Short problem:
Set the lines down again exactly, first line through the line that contains "from matplotlib.transforms import", with no pictures.

══ Supplied material ══

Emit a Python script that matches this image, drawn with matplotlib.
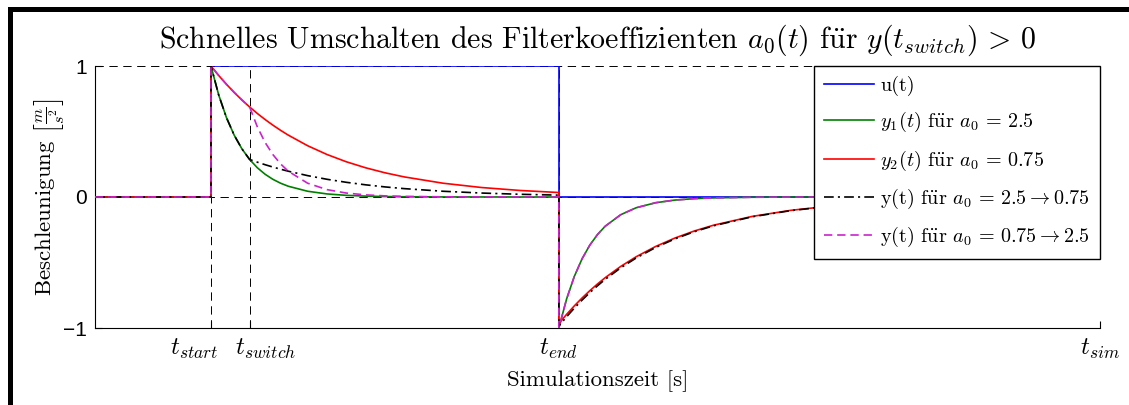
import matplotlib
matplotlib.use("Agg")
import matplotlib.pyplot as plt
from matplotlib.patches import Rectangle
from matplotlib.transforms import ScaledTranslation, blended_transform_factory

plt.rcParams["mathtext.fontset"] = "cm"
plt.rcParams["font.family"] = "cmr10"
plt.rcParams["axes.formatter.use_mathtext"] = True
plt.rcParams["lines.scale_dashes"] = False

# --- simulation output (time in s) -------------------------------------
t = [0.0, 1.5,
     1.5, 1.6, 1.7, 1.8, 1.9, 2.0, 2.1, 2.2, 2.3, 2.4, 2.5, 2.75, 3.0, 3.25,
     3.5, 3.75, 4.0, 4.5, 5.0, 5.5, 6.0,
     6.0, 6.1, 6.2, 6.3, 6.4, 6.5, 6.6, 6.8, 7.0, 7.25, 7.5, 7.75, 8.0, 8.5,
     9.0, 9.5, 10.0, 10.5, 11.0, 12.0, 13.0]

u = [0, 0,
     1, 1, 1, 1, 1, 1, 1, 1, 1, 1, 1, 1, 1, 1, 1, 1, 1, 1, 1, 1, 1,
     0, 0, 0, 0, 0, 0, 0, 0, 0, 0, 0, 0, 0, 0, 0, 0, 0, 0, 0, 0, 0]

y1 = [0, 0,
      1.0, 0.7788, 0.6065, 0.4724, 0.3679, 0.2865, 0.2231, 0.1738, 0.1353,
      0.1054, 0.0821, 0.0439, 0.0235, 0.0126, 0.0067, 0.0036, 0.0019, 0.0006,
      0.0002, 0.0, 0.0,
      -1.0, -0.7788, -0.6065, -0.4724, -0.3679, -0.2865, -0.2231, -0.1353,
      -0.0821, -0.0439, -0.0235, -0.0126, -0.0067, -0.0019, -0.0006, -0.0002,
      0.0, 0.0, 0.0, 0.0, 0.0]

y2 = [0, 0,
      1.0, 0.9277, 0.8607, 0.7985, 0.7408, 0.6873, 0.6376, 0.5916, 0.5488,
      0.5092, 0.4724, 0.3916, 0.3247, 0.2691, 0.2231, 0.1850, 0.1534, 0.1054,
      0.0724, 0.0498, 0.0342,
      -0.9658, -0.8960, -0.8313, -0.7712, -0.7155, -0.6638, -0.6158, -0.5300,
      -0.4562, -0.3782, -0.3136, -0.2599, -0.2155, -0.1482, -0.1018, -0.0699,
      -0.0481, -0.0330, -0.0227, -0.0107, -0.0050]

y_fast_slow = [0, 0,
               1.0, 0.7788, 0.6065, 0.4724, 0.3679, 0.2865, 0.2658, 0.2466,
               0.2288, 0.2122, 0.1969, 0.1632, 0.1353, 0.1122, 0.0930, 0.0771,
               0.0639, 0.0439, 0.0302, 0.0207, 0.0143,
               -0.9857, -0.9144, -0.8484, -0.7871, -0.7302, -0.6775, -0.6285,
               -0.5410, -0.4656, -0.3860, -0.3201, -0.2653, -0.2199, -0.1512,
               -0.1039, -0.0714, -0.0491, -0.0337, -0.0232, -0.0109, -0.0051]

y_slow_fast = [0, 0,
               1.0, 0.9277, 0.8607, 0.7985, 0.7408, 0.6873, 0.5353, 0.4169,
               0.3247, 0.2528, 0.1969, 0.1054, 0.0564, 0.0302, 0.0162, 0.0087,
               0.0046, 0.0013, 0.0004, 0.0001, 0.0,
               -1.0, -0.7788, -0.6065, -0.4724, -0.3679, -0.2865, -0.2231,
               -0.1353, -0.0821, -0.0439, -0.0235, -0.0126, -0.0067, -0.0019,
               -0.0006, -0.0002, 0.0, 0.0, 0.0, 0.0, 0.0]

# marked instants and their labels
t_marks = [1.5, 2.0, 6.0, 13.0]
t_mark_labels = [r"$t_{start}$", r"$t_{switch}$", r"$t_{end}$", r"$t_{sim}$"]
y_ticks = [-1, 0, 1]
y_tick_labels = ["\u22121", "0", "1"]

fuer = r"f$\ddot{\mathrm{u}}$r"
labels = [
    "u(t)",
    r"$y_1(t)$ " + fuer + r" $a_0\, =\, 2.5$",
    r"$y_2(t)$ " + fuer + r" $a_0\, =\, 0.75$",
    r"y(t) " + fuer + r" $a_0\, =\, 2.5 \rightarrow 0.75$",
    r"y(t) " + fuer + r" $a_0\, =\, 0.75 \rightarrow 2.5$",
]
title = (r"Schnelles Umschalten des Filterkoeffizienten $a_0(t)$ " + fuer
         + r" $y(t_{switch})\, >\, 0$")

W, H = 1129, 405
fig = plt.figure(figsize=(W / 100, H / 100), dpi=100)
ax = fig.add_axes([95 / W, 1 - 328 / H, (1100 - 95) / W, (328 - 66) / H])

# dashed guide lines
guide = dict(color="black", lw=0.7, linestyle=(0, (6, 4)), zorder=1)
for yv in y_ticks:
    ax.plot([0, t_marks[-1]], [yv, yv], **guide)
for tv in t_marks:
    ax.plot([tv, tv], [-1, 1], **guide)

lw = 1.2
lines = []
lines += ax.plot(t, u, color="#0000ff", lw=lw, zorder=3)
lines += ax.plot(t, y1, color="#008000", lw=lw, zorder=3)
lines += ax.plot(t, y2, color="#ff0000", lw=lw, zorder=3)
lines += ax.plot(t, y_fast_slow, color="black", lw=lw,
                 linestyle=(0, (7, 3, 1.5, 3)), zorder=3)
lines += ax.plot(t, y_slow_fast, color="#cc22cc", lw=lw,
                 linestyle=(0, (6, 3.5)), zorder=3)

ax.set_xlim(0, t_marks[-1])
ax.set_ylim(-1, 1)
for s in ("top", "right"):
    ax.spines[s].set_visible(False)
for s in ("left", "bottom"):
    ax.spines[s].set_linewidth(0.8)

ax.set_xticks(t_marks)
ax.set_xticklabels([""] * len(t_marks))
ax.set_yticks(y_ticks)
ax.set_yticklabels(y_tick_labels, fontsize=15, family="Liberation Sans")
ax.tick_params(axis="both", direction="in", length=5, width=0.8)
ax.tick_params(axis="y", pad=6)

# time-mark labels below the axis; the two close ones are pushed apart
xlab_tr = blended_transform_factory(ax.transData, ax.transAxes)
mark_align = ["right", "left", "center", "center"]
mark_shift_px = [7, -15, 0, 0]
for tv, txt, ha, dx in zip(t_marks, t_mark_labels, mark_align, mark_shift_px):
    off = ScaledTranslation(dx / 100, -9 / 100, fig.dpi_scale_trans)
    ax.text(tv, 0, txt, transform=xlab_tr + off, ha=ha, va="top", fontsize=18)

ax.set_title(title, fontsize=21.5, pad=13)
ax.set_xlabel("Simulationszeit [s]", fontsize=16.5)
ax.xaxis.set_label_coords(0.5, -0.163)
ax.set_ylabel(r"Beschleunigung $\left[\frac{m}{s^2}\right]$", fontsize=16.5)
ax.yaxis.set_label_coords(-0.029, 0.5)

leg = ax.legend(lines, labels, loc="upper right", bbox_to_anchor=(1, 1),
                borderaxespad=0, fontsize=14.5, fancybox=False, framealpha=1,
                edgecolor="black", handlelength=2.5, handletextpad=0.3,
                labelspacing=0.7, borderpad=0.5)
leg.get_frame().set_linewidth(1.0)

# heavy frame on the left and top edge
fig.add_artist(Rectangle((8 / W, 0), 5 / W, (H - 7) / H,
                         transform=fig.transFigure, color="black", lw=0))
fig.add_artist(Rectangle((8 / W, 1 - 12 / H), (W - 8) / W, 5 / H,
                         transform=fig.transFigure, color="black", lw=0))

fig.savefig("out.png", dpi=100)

═══

Answer to this problem:
Emit a Python script that matches this image, drawn with matplotlib.
import matplotlib
matplotlib.use("Agg")
import matplotlib.pyplot as plt
from matplotlib.patches import Rectangle
from matplotlib.transforms import ScaledTranslation, blended_transform_factory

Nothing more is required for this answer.